ZIFA President and millionaire businessman, Philip Chiyangwa, says he recycled every dirty trick to get rich, including scamming politicians, convincing bank managers to sign off loans worth millions of dollars without any semblance of collateral security.

The property mogul said he learnt to use a corrupt system to his advantage from an early stage.

“When I was building the Whitehouse, it was the first such attractive house and what happened is that I owed CABS because I wasn’t repaying the loan (for the house). I kept borrowing money to the extent that I bought furniture for the house,” he said.

He said CBZ wanted to seize his house because he could not pay back, “I rushed to CBZ and I saw (then CBZ Holdings chief executive Nyasha Makuvise. Makuvise instantly wrote a letter advising the bank to give me money so that I pay off the CABS loan . . . that’s why I am where I am today,”.

Chiyangwa said that the early lessons fuelled his desire to make more money. “So how then did I make money? I had no capital. So in 1998, I went again to CBZ and saw Gideon Gono. I told him I wanted to buy companies that were liquidating which included Zeco and GND Shoes,” he said.

He said Gono gave him the loan however when he went back to get another loan to buy GND Shoes he said ‘no, another politician had approached Gono.

Chiyangwa recalled that he then moved to the doorstep of former Cabinet minister Francis Nhema in his bid to secure $35 million needed for the deal.

“So I went to Nhema who was running a building society at that time. So I went there and told Nhema ‘you are now chairman of my organisation called Native Investments Africa Group.
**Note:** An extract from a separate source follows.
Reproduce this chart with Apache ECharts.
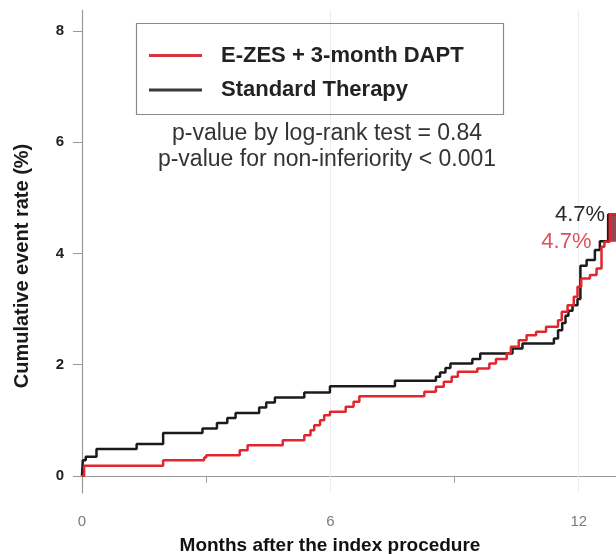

But what I want you to do for me is to be my guarantor so that we take over GND Shoes.”

Having convinced the former Youth minister of the potential for money in a company that had houses in the leafy suburbs of the country, the two agreed to “go into partnership” with a view of selling off some of the property to pay off the loan.

“For this deal to materialise, I also included another politician I can’t mention his name for I fear of embarrassing him but I tricked him in the end,” Chiyangwa said.

Now a multi-millionaire struggling to keep his wealth intact while also presiding over the implosion of a debt ridden Zimbabwe Football Association, Chiyangwa now sees the worst of a same system that made him.